***** EXERCISE DATA

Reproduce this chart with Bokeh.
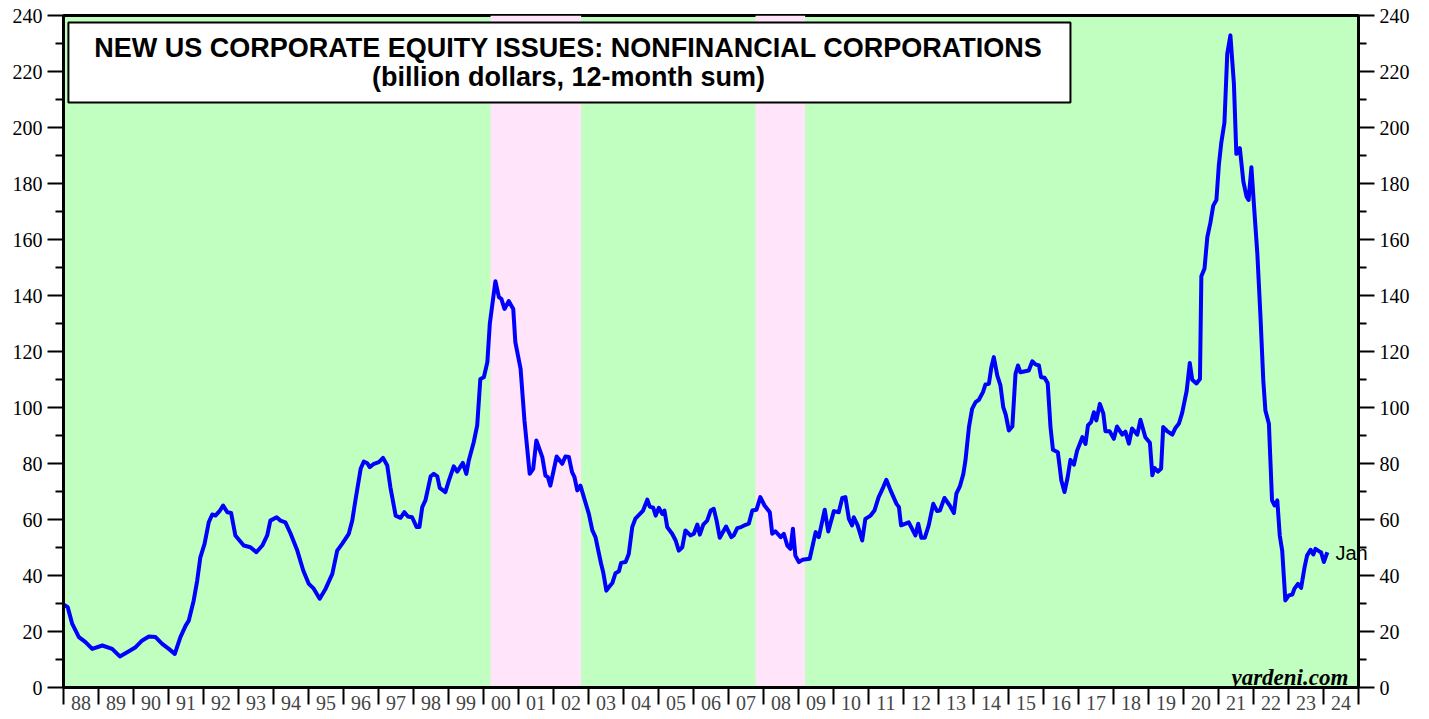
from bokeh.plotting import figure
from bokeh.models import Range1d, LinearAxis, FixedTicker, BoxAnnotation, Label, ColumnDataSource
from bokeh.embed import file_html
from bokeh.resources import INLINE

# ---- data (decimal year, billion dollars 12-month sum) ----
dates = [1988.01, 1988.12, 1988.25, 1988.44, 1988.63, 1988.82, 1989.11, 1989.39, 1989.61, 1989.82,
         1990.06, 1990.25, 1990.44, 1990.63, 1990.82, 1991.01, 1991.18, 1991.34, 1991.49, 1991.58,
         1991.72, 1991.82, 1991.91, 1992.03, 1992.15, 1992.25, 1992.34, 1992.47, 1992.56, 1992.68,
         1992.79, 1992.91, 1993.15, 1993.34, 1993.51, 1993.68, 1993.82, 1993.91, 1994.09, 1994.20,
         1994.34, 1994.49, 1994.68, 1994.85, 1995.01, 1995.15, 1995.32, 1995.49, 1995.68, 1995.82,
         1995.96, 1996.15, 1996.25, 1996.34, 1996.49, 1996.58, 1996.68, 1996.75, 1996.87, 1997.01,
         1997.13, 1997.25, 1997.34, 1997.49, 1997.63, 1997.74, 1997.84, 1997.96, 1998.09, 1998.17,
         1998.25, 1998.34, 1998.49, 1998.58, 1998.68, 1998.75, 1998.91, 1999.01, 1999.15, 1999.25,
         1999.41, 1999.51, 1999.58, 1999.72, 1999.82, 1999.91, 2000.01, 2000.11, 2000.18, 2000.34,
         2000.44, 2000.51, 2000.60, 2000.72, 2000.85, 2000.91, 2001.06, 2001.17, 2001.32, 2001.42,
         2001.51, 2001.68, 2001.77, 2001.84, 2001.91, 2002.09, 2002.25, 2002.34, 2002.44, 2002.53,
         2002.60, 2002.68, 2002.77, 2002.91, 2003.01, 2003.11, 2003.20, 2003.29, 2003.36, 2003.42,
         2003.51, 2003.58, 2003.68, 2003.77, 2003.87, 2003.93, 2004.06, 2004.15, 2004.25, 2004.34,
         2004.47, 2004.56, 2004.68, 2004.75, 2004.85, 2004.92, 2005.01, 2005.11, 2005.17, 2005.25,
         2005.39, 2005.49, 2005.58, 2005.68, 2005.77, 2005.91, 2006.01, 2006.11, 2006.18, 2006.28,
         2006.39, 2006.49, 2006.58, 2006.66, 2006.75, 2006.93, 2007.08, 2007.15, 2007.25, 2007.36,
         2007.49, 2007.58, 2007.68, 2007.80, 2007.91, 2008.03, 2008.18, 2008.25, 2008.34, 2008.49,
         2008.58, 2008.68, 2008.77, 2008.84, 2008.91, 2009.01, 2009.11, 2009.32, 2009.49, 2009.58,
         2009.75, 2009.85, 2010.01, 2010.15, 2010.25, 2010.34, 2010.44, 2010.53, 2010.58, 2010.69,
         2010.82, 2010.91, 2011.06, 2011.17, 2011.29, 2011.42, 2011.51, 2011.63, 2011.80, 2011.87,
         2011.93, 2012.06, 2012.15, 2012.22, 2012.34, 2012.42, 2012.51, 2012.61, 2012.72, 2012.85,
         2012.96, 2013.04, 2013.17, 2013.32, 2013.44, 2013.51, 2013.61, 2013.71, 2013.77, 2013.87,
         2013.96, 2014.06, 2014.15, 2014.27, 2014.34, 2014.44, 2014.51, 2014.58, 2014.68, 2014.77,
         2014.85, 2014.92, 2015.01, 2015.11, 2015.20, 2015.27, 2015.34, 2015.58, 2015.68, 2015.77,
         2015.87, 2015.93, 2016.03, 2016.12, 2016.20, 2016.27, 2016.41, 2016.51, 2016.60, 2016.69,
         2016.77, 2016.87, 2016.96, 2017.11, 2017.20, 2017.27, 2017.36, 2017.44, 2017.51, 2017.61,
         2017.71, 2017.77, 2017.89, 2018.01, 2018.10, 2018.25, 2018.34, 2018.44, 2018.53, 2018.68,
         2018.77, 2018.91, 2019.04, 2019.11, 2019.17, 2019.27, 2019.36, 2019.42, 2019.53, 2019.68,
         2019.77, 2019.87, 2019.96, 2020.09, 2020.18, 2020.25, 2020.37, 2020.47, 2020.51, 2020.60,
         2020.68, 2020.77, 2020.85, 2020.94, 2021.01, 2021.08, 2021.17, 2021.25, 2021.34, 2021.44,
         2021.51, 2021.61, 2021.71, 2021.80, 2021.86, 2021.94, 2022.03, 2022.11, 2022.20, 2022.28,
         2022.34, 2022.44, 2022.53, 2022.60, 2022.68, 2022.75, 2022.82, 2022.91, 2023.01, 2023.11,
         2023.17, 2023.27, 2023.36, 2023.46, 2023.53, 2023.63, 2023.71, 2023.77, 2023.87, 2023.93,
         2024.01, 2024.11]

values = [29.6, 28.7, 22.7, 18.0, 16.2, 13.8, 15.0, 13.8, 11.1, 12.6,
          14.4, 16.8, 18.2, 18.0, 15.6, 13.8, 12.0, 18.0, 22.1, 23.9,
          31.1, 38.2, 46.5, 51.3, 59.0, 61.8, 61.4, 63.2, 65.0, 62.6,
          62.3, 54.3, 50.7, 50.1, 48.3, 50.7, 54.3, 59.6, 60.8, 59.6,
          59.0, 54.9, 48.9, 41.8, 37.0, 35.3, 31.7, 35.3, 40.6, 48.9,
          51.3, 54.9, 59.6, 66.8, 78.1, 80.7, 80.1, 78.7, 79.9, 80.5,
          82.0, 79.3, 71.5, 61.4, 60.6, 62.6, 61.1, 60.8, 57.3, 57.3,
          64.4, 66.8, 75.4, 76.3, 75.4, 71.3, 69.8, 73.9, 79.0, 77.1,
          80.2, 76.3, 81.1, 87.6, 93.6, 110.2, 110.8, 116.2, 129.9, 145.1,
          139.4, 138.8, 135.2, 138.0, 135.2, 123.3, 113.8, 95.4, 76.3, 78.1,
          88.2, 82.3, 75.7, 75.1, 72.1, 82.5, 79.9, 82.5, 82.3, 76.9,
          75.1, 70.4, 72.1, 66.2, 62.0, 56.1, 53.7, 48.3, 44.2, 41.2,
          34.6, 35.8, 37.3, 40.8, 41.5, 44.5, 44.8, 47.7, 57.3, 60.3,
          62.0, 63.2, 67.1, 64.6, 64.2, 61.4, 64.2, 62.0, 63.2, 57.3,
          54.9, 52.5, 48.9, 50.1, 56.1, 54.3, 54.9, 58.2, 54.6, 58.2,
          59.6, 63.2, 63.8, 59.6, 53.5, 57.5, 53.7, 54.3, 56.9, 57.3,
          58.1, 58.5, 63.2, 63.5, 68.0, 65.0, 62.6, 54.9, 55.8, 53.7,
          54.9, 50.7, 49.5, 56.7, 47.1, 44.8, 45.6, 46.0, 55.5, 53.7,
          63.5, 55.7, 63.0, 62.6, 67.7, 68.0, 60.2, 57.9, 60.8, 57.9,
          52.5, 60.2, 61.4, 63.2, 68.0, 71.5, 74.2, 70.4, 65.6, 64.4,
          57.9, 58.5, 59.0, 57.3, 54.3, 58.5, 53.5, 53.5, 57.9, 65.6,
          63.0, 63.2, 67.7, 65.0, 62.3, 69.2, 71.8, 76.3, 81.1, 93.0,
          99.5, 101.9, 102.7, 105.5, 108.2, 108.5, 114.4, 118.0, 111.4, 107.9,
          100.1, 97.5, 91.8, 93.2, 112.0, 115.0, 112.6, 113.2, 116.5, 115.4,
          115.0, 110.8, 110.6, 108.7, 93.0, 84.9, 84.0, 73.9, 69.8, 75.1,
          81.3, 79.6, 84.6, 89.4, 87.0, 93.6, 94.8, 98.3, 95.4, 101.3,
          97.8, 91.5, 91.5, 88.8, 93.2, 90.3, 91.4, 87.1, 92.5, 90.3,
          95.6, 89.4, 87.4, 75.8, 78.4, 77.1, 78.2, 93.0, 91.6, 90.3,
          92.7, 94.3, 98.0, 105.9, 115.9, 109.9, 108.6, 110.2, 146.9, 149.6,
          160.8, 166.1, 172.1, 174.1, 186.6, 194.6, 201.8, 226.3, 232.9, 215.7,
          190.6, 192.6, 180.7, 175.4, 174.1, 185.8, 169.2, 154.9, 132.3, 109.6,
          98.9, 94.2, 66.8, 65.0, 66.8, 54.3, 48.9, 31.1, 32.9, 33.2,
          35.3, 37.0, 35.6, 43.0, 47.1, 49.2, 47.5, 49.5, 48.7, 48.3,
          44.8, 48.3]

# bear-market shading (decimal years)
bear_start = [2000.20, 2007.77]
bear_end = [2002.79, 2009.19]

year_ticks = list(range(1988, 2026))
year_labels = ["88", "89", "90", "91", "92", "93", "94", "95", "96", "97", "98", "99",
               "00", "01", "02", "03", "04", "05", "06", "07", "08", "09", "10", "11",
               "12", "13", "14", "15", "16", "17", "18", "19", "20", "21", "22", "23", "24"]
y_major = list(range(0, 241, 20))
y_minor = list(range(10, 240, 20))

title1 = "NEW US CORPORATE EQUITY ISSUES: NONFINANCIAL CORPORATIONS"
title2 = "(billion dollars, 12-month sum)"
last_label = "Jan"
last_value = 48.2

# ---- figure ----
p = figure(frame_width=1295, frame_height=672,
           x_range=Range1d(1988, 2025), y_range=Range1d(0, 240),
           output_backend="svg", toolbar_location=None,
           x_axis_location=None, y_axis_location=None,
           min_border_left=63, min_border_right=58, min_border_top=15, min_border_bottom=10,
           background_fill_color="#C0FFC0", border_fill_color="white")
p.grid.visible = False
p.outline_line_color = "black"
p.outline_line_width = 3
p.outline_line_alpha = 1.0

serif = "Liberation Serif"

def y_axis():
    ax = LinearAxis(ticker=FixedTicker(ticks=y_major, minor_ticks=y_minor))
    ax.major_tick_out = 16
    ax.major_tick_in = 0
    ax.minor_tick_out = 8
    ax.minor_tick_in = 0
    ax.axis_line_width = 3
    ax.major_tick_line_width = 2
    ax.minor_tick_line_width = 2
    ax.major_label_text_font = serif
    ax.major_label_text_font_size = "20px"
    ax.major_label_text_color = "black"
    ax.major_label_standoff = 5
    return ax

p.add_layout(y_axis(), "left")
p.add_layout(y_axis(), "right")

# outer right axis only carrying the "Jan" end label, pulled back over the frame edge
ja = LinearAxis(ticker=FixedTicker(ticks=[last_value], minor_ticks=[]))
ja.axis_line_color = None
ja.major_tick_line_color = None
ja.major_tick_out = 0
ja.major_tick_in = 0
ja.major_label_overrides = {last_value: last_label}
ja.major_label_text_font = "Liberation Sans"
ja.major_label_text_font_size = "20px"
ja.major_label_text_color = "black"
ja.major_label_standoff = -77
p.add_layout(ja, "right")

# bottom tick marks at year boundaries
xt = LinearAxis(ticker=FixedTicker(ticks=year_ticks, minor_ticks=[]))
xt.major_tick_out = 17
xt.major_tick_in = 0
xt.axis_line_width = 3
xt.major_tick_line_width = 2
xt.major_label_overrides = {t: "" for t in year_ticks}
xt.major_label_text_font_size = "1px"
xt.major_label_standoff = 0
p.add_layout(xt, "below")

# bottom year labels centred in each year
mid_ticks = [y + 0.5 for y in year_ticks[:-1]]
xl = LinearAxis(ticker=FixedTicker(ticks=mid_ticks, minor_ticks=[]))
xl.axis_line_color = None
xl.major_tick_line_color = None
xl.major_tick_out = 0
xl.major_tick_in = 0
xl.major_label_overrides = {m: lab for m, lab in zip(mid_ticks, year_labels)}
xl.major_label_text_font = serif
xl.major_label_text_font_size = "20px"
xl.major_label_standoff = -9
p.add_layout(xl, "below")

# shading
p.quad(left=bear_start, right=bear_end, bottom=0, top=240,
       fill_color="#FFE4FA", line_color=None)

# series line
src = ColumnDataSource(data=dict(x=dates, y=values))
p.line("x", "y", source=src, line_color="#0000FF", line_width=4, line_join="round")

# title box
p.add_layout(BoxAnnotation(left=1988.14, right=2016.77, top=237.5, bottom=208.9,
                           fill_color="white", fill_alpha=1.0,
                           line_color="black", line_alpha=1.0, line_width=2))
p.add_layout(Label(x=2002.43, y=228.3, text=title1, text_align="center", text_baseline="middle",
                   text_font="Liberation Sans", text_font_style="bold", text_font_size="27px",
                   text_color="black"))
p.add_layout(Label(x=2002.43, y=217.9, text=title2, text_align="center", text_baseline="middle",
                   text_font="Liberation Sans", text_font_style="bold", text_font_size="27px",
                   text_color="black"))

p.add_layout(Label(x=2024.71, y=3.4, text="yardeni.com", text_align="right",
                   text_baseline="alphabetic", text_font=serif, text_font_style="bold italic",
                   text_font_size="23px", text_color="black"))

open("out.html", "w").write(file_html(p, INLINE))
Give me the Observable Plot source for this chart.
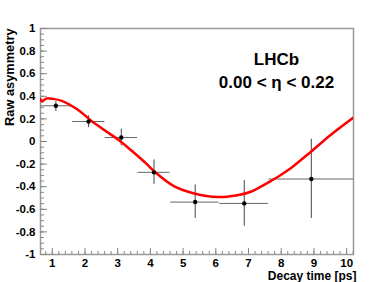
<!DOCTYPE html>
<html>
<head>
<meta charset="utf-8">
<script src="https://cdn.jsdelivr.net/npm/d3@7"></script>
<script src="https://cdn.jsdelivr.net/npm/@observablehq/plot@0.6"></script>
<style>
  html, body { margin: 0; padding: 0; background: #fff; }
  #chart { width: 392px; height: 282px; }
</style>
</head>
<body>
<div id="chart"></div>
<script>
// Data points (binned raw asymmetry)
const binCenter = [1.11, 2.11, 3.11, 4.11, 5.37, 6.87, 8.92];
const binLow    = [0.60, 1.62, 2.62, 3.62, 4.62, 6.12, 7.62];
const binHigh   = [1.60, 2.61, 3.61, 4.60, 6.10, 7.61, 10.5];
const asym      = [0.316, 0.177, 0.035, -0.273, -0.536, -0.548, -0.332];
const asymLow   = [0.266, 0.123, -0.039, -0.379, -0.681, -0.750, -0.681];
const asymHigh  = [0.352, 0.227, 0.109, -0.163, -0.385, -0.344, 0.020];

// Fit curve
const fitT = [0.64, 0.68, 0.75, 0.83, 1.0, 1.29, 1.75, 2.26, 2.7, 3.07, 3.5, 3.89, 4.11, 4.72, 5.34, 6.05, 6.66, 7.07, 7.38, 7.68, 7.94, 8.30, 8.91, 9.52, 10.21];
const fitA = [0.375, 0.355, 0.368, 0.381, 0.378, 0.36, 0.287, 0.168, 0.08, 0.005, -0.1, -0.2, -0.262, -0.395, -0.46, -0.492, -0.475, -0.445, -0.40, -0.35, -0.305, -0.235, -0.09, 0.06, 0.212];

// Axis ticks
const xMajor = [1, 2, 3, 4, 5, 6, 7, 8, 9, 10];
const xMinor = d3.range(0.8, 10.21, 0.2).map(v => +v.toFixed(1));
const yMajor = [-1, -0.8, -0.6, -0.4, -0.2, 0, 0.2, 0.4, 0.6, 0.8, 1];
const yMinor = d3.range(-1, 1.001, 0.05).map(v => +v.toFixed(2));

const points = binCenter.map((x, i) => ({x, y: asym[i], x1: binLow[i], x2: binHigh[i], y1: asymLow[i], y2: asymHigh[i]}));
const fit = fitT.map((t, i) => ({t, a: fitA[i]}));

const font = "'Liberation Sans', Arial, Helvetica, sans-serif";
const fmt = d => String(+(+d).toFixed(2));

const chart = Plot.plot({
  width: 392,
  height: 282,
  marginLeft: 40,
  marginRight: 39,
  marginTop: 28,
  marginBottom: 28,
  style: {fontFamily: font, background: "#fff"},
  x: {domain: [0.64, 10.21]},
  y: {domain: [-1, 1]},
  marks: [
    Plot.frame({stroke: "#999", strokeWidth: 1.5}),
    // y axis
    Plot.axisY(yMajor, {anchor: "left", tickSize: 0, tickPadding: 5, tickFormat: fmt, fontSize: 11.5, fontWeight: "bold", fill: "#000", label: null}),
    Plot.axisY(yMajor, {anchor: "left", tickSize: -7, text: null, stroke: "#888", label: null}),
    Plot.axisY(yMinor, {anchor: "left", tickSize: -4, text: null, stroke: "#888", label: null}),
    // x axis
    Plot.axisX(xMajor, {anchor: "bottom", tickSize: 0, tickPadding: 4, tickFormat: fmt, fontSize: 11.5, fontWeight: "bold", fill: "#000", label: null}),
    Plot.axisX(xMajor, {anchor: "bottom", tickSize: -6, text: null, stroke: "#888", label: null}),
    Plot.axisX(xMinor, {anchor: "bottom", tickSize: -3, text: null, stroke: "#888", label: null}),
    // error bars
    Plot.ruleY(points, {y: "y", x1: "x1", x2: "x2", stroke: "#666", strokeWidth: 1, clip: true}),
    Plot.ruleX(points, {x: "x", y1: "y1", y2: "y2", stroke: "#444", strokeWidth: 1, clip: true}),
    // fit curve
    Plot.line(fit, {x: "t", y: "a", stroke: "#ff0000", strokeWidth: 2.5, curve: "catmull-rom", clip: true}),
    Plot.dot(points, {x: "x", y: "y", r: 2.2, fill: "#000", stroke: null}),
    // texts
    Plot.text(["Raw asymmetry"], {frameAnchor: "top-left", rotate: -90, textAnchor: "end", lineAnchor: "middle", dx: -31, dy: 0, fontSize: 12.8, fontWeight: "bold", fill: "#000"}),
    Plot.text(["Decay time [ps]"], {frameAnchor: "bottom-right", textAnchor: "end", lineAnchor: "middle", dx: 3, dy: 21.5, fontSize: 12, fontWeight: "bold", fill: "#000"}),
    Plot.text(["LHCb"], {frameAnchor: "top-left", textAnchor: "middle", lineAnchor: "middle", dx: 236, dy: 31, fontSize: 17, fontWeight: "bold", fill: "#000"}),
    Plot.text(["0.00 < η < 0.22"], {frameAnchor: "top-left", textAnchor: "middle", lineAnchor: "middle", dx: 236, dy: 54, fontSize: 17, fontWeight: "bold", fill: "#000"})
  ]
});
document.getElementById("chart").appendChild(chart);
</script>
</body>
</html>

**********

## STATED EXERCISE
Please take the lines from the beginning of the data above through the line holding "from bokeh.resources import INLINE" and transcribe them exactly, without any pictures.

## SOLUTION BELOW
Reproduce this chart with Bokeh.
from bokeh.plotting import figure
from bokeh.models import Range1d, LinearAxis, FixedTicker, BoxAnnotation, Label, ColumnDataSource
from bokeh.embed import file_html
from bokeh.resources import INLINE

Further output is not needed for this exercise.